__WHAT IS EXPECTED__. Set down exactly, please, each line from the one containing "Convert this screenshot to HTML." through the one containing "The picture is", both lines included, and no other line.

__DATA ENTRIES__.
__________
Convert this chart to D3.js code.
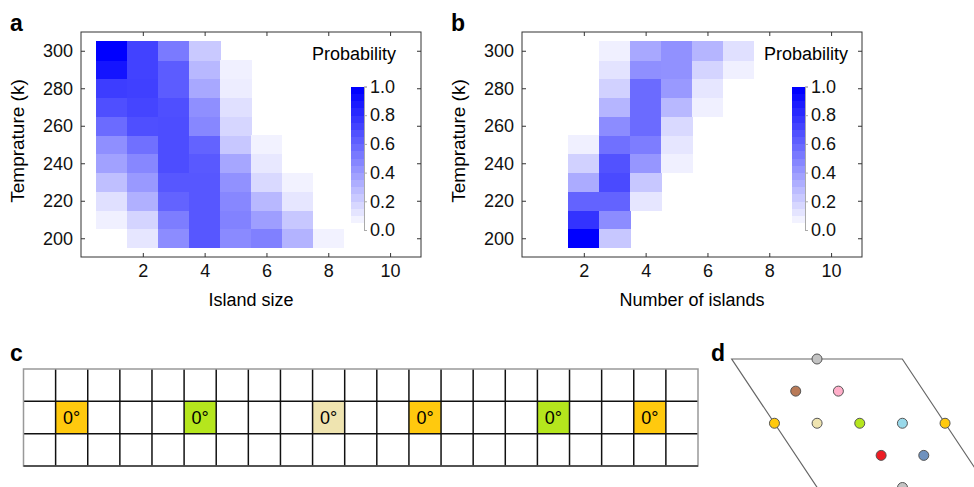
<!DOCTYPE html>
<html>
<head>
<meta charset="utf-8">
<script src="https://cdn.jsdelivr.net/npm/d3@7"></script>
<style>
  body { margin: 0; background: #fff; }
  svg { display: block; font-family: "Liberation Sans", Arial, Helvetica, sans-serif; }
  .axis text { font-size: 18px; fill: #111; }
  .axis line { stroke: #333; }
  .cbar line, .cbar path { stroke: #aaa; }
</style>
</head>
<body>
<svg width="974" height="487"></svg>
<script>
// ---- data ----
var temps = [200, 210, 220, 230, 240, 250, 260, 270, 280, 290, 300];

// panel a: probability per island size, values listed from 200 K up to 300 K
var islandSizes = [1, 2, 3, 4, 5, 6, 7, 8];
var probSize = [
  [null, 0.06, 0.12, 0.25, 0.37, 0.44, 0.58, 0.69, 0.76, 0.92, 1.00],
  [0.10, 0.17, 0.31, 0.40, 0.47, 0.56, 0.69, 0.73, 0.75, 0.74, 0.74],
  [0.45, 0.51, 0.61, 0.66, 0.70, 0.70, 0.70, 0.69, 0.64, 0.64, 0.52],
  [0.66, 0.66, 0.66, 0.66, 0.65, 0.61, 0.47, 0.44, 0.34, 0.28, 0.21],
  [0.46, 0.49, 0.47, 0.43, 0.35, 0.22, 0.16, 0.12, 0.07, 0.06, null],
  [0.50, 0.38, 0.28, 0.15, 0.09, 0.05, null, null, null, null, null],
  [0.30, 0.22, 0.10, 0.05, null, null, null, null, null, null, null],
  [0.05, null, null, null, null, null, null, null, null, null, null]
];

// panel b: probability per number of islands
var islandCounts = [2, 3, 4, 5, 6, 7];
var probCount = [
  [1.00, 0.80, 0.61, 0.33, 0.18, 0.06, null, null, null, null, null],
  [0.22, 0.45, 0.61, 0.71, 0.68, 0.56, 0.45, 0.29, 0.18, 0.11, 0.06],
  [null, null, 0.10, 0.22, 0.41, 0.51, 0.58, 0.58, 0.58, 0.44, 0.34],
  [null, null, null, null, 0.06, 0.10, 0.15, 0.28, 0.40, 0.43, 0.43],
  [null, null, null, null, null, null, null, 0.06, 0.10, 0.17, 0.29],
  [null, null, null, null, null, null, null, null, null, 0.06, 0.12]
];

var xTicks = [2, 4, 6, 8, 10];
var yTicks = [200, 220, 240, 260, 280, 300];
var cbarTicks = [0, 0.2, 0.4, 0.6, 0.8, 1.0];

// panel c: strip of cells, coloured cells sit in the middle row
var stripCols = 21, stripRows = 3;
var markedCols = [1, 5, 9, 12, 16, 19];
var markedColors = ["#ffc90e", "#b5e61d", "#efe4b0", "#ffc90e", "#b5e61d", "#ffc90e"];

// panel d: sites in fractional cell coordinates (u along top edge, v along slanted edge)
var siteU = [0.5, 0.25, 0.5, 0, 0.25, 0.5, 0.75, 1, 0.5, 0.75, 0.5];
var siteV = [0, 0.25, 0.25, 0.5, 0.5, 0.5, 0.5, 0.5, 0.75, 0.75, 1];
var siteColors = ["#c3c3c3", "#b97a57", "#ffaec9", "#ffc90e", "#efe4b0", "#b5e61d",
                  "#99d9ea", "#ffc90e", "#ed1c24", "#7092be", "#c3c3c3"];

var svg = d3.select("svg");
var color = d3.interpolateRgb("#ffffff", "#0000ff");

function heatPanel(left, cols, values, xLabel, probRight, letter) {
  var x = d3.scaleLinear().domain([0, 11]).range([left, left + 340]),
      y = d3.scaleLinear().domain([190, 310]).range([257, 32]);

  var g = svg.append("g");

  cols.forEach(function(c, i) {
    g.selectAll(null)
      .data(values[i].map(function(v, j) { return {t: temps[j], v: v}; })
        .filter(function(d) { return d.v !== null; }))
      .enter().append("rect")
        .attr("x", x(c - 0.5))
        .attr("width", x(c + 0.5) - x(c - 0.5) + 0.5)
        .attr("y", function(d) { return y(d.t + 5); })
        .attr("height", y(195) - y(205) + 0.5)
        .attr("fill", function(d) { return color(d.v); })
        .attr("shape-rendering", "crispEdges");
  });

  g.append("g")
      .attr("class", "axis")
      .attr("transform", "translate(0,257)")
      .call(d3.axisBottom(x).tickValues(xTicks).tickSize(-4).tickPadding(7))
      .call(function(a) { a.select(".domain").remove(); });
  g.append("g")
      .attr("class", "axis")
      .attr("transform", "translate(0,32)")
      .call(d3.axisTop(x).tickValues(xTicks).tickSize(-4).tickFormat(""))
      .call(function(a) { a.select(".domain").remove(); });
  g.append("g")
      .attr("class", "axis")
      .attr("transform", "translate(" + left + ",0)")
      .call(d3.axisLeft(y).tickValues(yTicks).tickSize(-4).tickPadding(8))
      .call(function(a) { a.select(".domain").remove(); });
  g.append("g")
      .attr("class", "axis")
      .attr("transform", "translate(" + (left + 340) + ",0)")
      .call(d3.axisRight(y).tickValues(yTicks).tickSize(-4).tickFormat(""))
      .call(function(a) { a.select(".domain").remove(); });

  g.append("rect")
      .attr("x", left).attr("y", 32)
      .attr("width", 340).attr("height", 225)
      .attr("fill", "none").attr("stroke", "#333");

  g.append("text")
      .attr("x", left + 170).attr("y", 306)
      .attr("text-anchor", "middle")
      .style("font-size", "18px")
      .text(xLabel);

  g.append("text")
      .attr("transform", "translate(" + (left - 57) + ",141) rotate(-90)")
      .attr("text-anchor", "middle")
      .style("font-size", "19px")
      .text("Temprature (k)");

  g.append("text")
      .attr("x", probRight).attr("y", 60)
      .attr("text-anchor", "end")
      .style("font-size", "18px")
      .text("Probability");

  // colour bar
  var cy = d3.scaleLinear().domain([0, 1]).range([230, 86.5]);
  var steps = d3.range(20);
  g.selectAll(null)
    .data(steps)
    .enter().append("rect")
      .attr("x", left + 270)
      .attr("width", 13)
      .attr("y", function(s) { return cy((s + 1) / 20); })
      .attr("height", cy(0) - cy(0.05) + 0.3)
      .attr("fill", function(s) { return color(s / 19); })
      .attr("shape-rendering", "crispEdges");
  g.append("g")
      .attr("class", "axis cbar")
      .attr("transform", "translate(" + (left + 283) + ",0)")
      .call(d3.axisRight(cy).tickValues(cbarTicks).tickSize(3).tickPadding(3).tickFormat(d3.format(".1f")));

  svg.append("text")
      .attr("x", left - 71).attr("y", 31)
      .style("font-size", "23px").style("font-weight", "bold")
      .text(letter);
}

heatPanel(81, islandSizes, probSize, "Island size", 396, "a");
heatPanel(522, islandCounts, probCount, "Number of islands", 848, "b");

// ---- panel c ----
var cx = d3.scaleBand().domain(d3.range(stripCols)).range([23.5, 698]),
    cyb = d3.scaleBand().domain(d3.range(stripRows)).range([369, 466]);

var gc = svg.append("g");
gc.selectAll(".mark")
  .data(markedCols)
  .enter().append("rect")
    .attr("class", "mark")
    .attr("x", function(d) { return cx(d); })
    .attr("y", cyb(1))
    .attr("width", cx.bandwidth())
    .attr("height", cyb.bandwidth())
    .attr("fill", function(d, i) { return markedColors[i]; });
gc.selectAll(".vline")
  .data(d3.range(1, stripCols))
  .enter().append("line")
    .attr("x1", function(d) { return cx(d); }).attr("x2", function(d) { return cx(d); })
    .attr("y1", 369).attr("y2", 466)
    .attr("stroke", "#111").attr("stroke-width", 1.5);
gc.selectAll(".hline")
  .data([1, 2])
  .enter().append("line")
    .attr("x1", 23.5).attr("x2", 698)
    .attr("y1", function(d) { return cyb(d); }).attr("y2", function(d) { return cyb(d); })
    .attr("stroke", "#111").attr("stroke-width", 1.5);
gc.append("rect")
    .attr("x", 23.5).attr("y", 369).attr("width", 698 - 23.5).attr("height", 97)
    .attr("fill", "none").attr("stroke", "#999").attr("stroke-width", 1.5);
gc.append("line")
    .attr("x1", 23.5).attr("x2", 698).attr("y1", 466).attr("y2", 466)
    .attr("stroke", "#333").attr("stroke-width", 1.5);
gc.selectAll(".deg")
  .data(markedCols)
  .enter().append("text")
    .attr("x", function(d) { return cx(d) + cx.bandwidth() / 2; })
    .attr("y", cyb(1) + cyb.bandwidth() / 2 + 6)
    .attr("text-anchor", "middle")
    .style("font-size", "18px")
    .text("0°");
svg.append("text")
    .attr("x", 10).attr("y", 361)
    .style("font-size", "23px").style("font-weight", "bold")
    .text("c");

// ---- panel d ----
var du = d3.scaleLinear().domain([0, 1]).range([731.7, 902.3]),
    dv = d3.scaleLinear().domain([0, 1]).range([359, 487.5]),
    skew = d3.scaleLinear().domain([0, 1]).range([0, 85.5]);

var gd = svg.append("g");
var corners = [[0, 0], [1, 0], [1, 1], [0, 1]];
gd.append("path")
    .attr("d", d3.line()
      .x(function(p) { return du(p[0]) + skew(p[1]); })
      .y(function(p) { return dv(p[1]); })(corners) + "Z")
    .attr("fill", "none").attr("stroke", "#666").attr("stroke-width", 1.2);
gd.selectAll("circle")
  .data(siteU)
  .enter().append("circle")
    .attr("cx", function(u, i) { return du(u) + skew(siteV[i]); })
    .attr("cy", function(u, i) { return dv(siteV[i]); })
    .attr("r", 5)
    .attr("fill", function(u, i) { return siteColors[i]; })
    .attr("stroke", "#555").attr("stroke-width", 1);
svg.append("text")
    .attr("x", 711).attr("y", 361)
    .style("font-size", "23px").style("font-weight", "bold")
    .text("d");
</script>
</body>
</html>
__________
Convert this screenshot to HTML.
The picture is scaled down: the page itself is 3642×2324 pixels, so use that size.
__________
__WRITTEN ANSWER__.
Convert this screenshot to HTML.
The picture is scaled down: the page itself is 3642×2324 pixels, so use that size.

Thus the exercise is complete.